Thai boat noodle soup features a robust flavor. It is made with pork, beef, soy sauce, and pickled bean curd. It is often presented with meatballs and a pig’s liver. Part of its rich flavor comes from being seasoned with pig or cow blood mixed with salt and spices. It is similar in color to beef noodle soup but is much thicker because of the added blood.

Other common ingredients found in this dish include fried garlic, bean sprouts, parsley, radish, and Thai chili flakes. Several types of noodles are used, including thin rice noodles and egg noodles.
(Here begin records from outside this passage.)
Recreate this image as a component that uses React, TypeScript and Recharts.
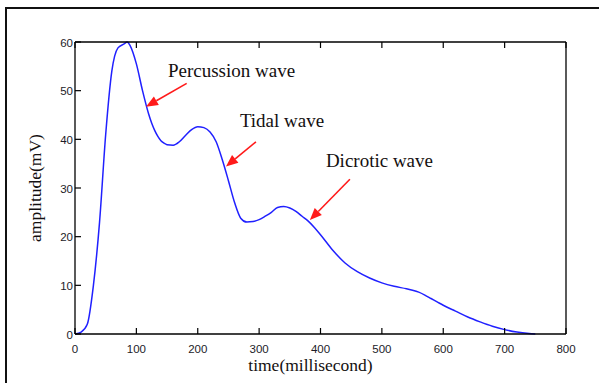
import { LineChart, Line, XAxis, YAxis, ReferenceLine, ReferenceDot } from "recharts";

const SERIF = "'Liberation Serif', 'Times New Roman', serif";
const SANS = "'Liberation Sans', Arial, sans-serif";

// pulse wave
const timeMs = [
  0, 10, 20, 30, 40, 50, 60, 70, 80, 85, 90, 100, 110, 120, 125, 130, 135, 140, 145, 150, 160, 170, 180,
  190, 200, 210, 220, 230, 240, 250, 260, 270, 280, 290, 300, 310, 320, 330, 340, 350, 360,
  370, 380, 390, 400, 420, 440, 460, 480, 500, 520, 540, 550, 560, 570, 580, 590, 600, 620,
  640, 660, 680, 700, 720, 740, 750,
];
const amplitude = [
  0, 0.4, 2, 10, 23, 41, 54, 58.8, 59.6, 60, 59.2, 55.5, 50, 45.2, 43.3, 41.8, 40.6, 39.7, 39.2, 38.9, 38.8, 39.5, 40.8,
  42, 42.6, 42.4, 41.5, 39.5, 35.8, 31.5, 27, 23.8, 23, 23.1, 23.5, 24.2, 25, 26, 26.2, 25.9, 25.2,
  24.2, 23.2, 21.9, 20.4, 17.2, 14.6, 12.8, 11.5, 10.5, 9.8, 9.3, 9.0, 8.6, 8.0, 7.3, 6.6, 5.9, 4.7,
  3.5, 2.5, 1.6, 0.9, 0.4, 0.1, 0,
];

const xTicks = [0, 100, 200, 300, 400, 500, 600, 700, 800];
const yTicks = [0, 10, 20, 30, 40, 50, 60];

const noteLabels = ["Percussion wave", "Tidal wave", "Dicrotic wave"];
const noteTextAt = [
  [151.5, 52.9],
  [268.7, 42.6],
  [408.8, 34.4],
];
const arrowTail = [
  [182, 51.5],
  [294.8, 39.5],
  [447.9, 31.8],
];
const arrowTip = [
  [115.6, 46.7],
  [246, 34.4],
  [382.7, 23.4],
];

const data = timeMs.map((t, i) => ({ t, v: amplitude[i] }));

const BottomTick = ({ x, y, payload }: any) => (
  <g>
    <line x1={x} y1={y} x2={x} y2={y - 6} stroke="#000" strokeWidth={1.2} />
    <text x={x} y={y + 19} textAnchor="middle" fontFamily={SANS} fontSize={11.5} fill="#1c1c28">
      {payload.value}
    </text>
  </g>
);

const LeftTick = ({ x, y, payload }: any) => (
  <g>
    <line x1={x} y1={y} x2={x + 6} y2={y} stroke="#000" strokeWidth={1.2} />
    <text x={x - 2} y={y + 4.5} textAnchor="end" fontFamily={SANS} fontSize={11.5} fill="#1c1c28">
      {payload.value}
    </text>
  </g>
);

const TopTick = ({ x, y }: any) => <line x1={x} y1={y} x2={x} y2={y + 6} stroke="#000" strokeWidth={1.2} />;
const RightTick = ({ x, y }: any) => <line x1={x} y1={y} x2={x - 6} y2={y} stroke="#000" strokeWidth={1.2} />;

const Arrow = (props: any) => {
  const { x1, y1, x2, y2 } = props;
  const ang = Math.atan2(y2 - y1, x2 - x1);
  const len = 12;
  const half = 5;
  const bx = x2 - len * Math.cos(ang);
  const by = y2 - len * Math.sin(ang);
  const px = -Math.sin(ang) * half;
  const py = Math.cos(ang) * half;
  return (
    <g>
      <line x1={x1} y1={y1} x2={bx} y2={by} stroke="#ff1a1a" strokeWidth={1.6} />
      <polygon points={`${x2},${y2} ${bx + px},${by + py} ${bx - px},${by - py}`} fill="#ff1a1a" />
    </g>
  );
};

const noteShape = (text: string) => (props: any) => (
  <text x={props.cx} y={props.cy} fontFamily={SERIF} fontSize={19} fill="#141010">
    {text}
  </text>
);

export default function App() {
  // fixed so the body margin doesn't shift or clip anything
  return (
    <div style={{ position: "fixed", left: 0, top: 0, width: 599, height: 383, overflow: "hidden", background: "#fff" }}>
      <div style={{ position: "absolute", left: 0, top: 0 }}>
        <LineChart width={599} height={383} data={data} margin={{ top: 41, right: 32, bottom: 0, left: 0 }}>
          <XAxis
            dataKey="t"
            type="number"
            domain={[0, 800]}
            ticks={xTicks}
            height={49}
            tickSize={0}
            tickMargin={0}
            tickLine={false}
            axisLine={{ stroke: "#000", strokeWidth: 1.3 }}
            tick={<BottomTick />}
            interval={0}
            label={{
              content: ({ viewBox }: any) => (
                <text
                  x={viewBox.x + viewBox.width / 2 - 10}
                  y={viewBox.y + 37}
                  textAnchor="middle"
                  fontFamily={SERIF}
                  fontSize={17.5}
                  fill="#141010"
                >
                  time(millisecond)
                </text>
              ),
            }}
          />
          <XAxis
            xAxisId="top"
            orientation="top"
            dataKey="t"
            type="number"
            domain={[0, 800]}
            ticks={xTicks}
            height={1}
            tickSize={0}
            tickMargin={0}
            tickLine={false}
            axisLine={{ stroke: "#000", strokeWidth: 1.3 }}
            tick={<TopTick />}
            interval={0}
          />
          <YAxis
            type="number"
            domain={[0, 60]}
            ticks={yTicks}
            width={75}
            tickSize={0}
            tickMargin={0}
            tickLine={false}
            axisLine={{ stroke: "#000", strokeWidth: 1.3 }}
            tick={<LeftTick />}
            interval={0}
            label={{
              content: ({ viewBox }: any) => {
                const cx = viewBox.x + 35;
                const cy = viewBox.y + viewBox.height / 2;
                return (
                  <text
                    x={cx}
                    y={cy}
                    transform={`rotate(-90 ${cx} ${cy})`}
                    textAnchor="middle"
                    dominantBaseline="central"
                    fontFamily={SERIF}
                    fontSize={17.5}
                    fill="#141010"
                  >
                    amplitude(mV)
                  </text>
                );
              },
            }}
          />
          <YAxis
            yAxisId="right"
            orientation="right"
            type="number"
            domain={[0, 60]}
            ticks={yTicks}
            width={1}
            tickSize={0}
            tickMargin={0}
            tickLine={false}
            axisLine={{ stroke: "#000", strokeWidth: 1.3 }}
            tick={<RightTick />}
            interval={0}
          />
          <Line
            type="monotone"
            dataKey="v"
            stroke="#2020ff"
            strokeWidth={1.5}
            dot={false}
            isAnimationActive={false}
          />
          {noteLabels.map((label, i) => (
            <ReferenceLine
              key={"a" + i}
              segment={[
                { x: arrowTail[i][0], y: arrowTail[i][1] },
                { x: arrowTip[i][0], y: arrowTip[i][1] },
              ]}
              shape={<Arrow />}
            />
          ))}
          {noteLabels.map((label, i) => (
            <ReferenceDot
              key={"n" + i}
              x={noteTextAt[i][0]}
              y={noteTextAt[i][1]}
              r={0}
              shape={noteShape(label)}
            />
          ))}
        </LineChart>
      </div>
      {/* page frame: only its left and top edges fall inside the crop */}
      <div style={{ position: "absolute", left: 5, top: 7, width: 600, height: 2, background: "#111" }} />
      <div style={{ position: "absolute", left: 5, top: 7, width: 2, height: 380, background: "#111" }} />
    </div>
  );
}
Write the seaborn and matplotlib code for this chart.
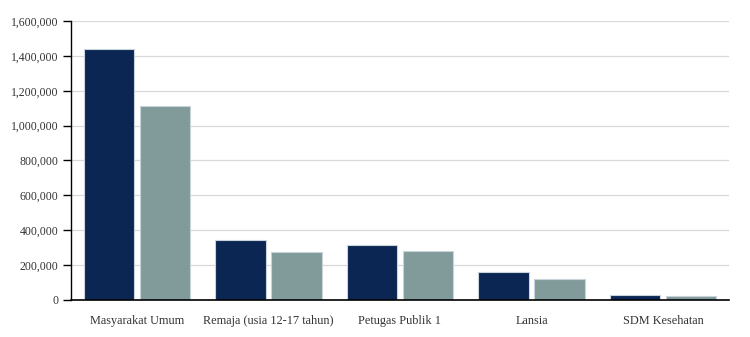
import matplotlib
matplotlib.use("Agg")
import matplotlib.pyplot as plt
import seaborn as sns
import pandas as pd
from matplotlib.ticker import FuncFormatter

categories = ["Masyarakat Umum", "Remaja (usia 12-17 tahun)", "Petugas Publik 1", "Lansia", "SDM Kesehatan"]
series_names = ["Seri 1", "Seri 2"]
series1 = [1442000, 342000, 315000, 159000, 27000]
series2 = [1115000, 273000, 279000, 119000, 25000]
yticks = [0, 200000, 400000, 600000, 800000, 1000000, 1200000, 1400000, 1600000]

df = pd.DataFrame({
    "kategori": categories * 2,
    "seri": [series_names[0]] * len(categories) + [series_names[1]] * len(categories),
    "nilai": series1 + series2,
})

sns.set_theme(style="white")
plt.rcParams["font.family"] = ["Liberation Serif", "DejaVu Serif"]

fig = plt.figure(figsize=(7.5, 3.37), dpi=100)
ax = fig.add_axes([71/750, 37/337, 658/750, 279/337])

sns.barplot(data=df, x="kategori", y="nilai", hue="seri", order=categories,
            hue_order=series_names, palette=["#0C2654", "#819A9A"], saturation=1,
            width=0.85, gap=0.1, edgecolor="#C8D4DA", linewidth=0.8,
            legend=False, ax=ax, errorbar=None)

ax.set_ylim(0, 1600000)
ax.set_xlim(-0.5, len(categories) - 0.5)
ax.set_yticks(yticks)
ax.yaxis.set_major_formatter(FuncFormatter(lambda v, p: f"{int(v):,}"))
ax.grid(axis="y", color="#D9D9D9", linewidth=0.9)
ax.set_axisbelow(True)
ax.set_xlabel("")
ax.set_ylabel("")
for s in ["top", "right"]:
    ax.spines[s].set_visible(False)
ax.spines["left"].set_color("black")
ax.spines["bottom"].set_color("black")
ax.spines["left"].set_linewidth(1.0)
ax.spines["bottom"].set_linewidth(1.2)
ax.tick_params(axis="y", length=6, width=1, color="black", labelsize=8.5, labelcolor="#333333", pad=3, left=True)
ax.tick_params(axis="x", length=0, labelsize=8.8, labelcolor="#333333", pad=11)

fig.savefig("out.png", dpi=100)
The dish is often served with pork crackling and basil.

Today, many choose to make the recipe without animal blood. There are many considerations to take when using this ingredient, as it will require daily purchasing of supplies to ensure it is safe for the customers.
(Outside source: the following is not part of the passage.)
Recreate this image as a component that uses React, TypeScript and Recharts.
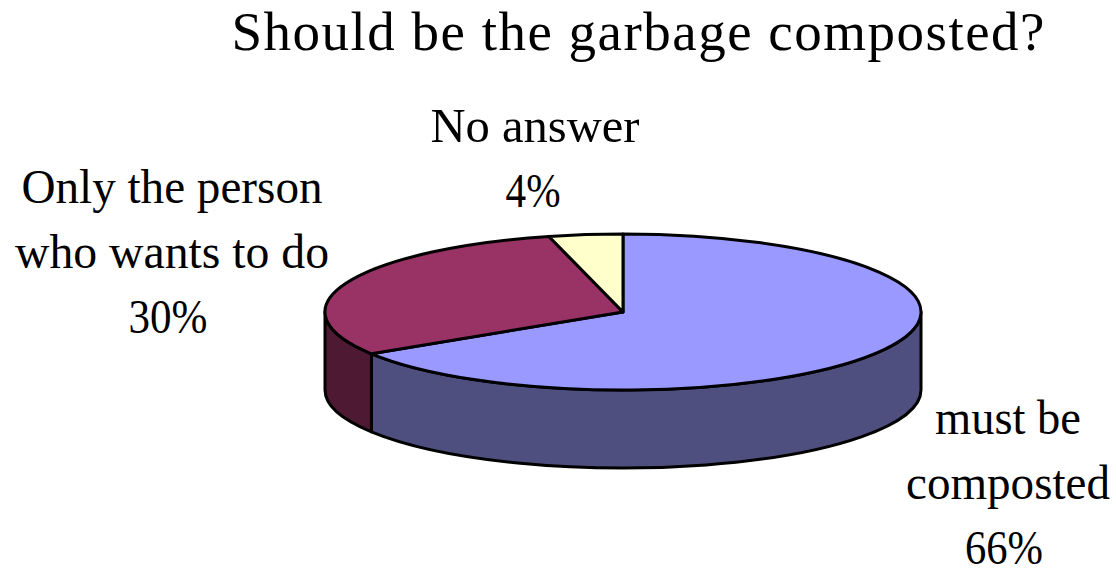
import { Pie, PieChart } from "recharts";

const TITLE = "Should be the garbage composted?";
const categories = ["must be composted", "Only the person who wants to do", "No answer"];
const values = [66, 30, 4];
const topColors = ["#9999FF", "#993366", "#FFFFCC"];
const wallColors = ["#4F4F7F", "#4D1933", "#7F7F66"];
const labelLines = [
  ["must be", "composted", "66%"],
  ["Only the person", "who wants to do", "30%"],
  ["No answer", "4%"],
];

const WIDTH = 1116;
const HEIGHT = 568;
const CX = 623;
const CY = 312;
const RX = 298;
const RY = 78;
const DEPTH = 78;
const FONT = "'Liberation Serif', serif";
const LINE_GAP = 65;

// centre x and first baseline of every label block
const labelAnchors = [
  { x: 1008, y: 434 },
  { x: 172, y: 203 },
  { x: 535, y: 142 },
];
// the source font is narrower than Liberation Serif, so each line gets its measured width
const lineWidths = [
  [146, 204, 78],
  [301, 314, 79],
  [209, 55],
];
// percent lines sit a little left of the block centre in the source
const lineShifts = [
  [0, 0, -4],
  [0, 0, -4],
  [0, -2],
];

const data = categories.map((name, i) => ({ name, value: values[i] }));

const px = (a: number) => CX + RX * Math.cos((a * Math.PI) / 180);
const py = (a: number) => CY - RY * Math.sin((a * Math.PI) / 180);

// the top face, squashed from circle to ellipse
function TopSlice(props: any) {
  const { startAngle: s, endAngle: e, index } = props;
  const large = Math.abs(s - e) > 180 ? 1 : 0;
  const d = `M${CX},${CY} L${px(s)},${py(s)} A${RX},${RY} 0 ${large} 1 ${px(e)},${py(e)} Z`;
  return <path d={d} fill={topColors[index]} stroke="#000" strokeWidth={3} strokeLinejoin="round" />;
}

// side wall, only the part in the front half of the ellipse shows
function WallSlice(props: any) {
  const { startAngle: s, endAngle: e, index } = props;
  const a1 = Math.min(s, 0);
  const a2 = Math.max(e, -180);
  if (a1 <= a2) return <g />;
  const d =
    `M${px(a1)},${py(a1)} A${RX},${RY} 0 0 1 ${px(a2)},${py(a2)} ` +
    `L${px(a2)},${py(a2) + DEPTH} A${RX},${RY} 0 0 0 ${px(a1)},${py(a1) + DEPTH} Z`;
  return <path d={d} fill={wallColors[index]} stroke="#000" strokeWidth={3} strokeLinejoin="round" />;
}

function SliceLabel(props: any) {
  const { index } = props;
  const a = labelAnchors[index];
  return (
    <g>
      {labelLines[index].map((line, i) => (
        <text
          key={line}
          x={a.x + lineShifts[index][i]}
          y={a.y + i * LINE_GAP}
          textAnchor="middle"
          fontFamily={FONT}
          fontSize={48}
          textLength={lineWidths[index][i]}
          lengthAdjust="spacingAndGlyphs"
          fill="#000"
        >
          {line}
        </text>
      ))}
    </g>
  );
}

export default function App() {
  return (
    <div style={{ position: "absolute", left: 0, top: 0, width: WIDTH, height: HEIGHT, background: "#fff" }}>
      <PieChart width={WIDTH} height={HEIGHT} margin={{ top: 0, right: 0, bottom: 0, left: 0 }}>
        <text
          x={638}
          y={50}
          textAnchor="middle"
          fontFamily={FONT}
          fontSize={55}
          textLength={813}
          lengthAdjust="spacing"
          fill="#000"
        >
          {TITLE}
        </text>
        <Pie
          data={data}
          dataKey="value"
          nameKey="name"
          cx={CX}
          cy={CY}
          outerRadius={RX}
          startAngle={90}
          endAngle={-270}
          paddingAngle={0}
          shape={WallSlice}
          isAnimationActive={false}
          legendType="none"
        />
        <Pie
          data={data}
          dataKey="value"
          nameKey="name"
          cx={CX}
          cy={CY}
          outerRadius={RX}
          startAngle={90}
          endAngle={-270}
          paddingAngle={0}
          shape={TopSlice}
          label={SliceLabel}
          labelLine={false}
          isAnimationActive={false}
          legendType="none"
        />
      </PieChart>
    </div>
  );
}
How To Make Thai Boat Noodle Soup

If you’d like to make your own Thai boat noodle soup, try this recipe. It’s an excellent option for someone who wants to follow a traditional approach to producing this soup.


  • 7 oz dry rice noodles
  • 12 beef or pork balls
  • Beef stock (recipe below)
  • Marinated pork (recipe below)
  • 2 cups spinach
  • 2 cups bean sprouts
  • ½ cup beef or pork blood (can substitute coconut milk)
  • Fried garlic and garlic oil
  • ½ cup cilantro, chopped
  • Thai basil
  • Chili flakes
  • Chili vinegar (recipe below)


  • 3 liters water
  • 2 pounds pork or beef bones
  • Top half of a lemongrass stalk
  • Medium onion, chopped roughly
  • 2-3 cilantro roots, crushed
  • 5 cloves garlic, crushed
  • 10 pieces galangal
  • 1 pandan leaf
  • 1 cinnamon stick
  • 1 star anise
  • 1 teaspoon toasted coriander seeds
  • ¼ teaspoon ground white pepper
  • 3 tablespoons soy sauce
  • 2 tablespoons Golden Mountain Sauce
  • 1.5 tablespoons black soy sauce
  • 2 tablespoons fermented soybean paste, mashed
  • 2 tablespoons white vinegar
  • 20 grams rock sugar
  • 1-2 teaspoons salt, to taste

Marinated Pork:

  • 200 g pork loin, sliced thinly into bite-sized pieces
  • 1 tablespoon vegetable oil
  • 1 tablespoon soy sauce
  • ½ teaspoon sugar

Chili Vinegar:

  • 2 spur chilies
  • 2 cloves garlic
  • ¼ – ½ cup white vinegar, as needed


Marinate the pork:

  1. Combine all ingredients in a container.
  2. Refrigerate for at least 2 hours.

Create the broth:

  1. Place pork bones in a large stock pot with water. Ensure they are fully submerged. Bring to a simmer and continue simmering for 45 minutes.
  2. Skim the scum off the water’s surface.
  3. Add all broth ingredients but the salt. Simmer for 1 hour. While this is simmering, prepare the chili vinegar and soak your noodles.
  4. Taste and adjust seasoning with salt as needed after the hour is up. If it’s too salty, dilute it with water. Remember, noodles and vegetables will dilute the broth.
  5. Strain the broth. It can be used now or stored for several days in the refrigerator.

Make the Chili Vinegar:

  1. Broil the chilies and garlic cloves. The chilies should become charred and the garlic brown. Alternatively, you can grill or pan-sear them.
  2. Chop the chilies roughly and place them in a small blender. Add the garlic and enough white vinegar to blend easily.
  3. Blend until all large chunks are gone. Add vinegar as needed when the consistency seems too thick.

Make the Noodles:

  1. Soak the noodles in cold water. They should become soft and pliable. For small-size rice noodles, this is about 10-15 minutes. For thin rice noodles, the time is only 5 minutes.
  2. Drain the noodles, wrap them, and place them in the refrigerator until you are ready to use them.

Assemble the Soup:

  1. Bring a large pot of water to a complete boil to blanch the noodles. At the same time, bring the broth to a simmer. Keep the pot covered at all times to prevent further reduction. It must stay hot until ready to use.
  2. Using a noodle strainer, blanch one portion of noodles, spinach, and bean sprouts for 5 seconds. Drain and transfer to the serving bowl.
  3. Add a small amount of garlic oil to the noodles and toss. This will prevent them from clumping. Repeat with the following portions.
  4. Add the meatballs to the broth, bringing it to a boil. Next, add the marinated pork, stirring to cook.
  5. After the pork is cooked, stir in the blood. Add one tablespoon per cup of broth. Stirring is very important as it will prevent large clumps from forming.
  6. Add the broth to the noodles.
  7. Place fried garlic and cilantro on top of the soup. Serve with chili vinegar, chili flakes, Thai basil, and pork crackling.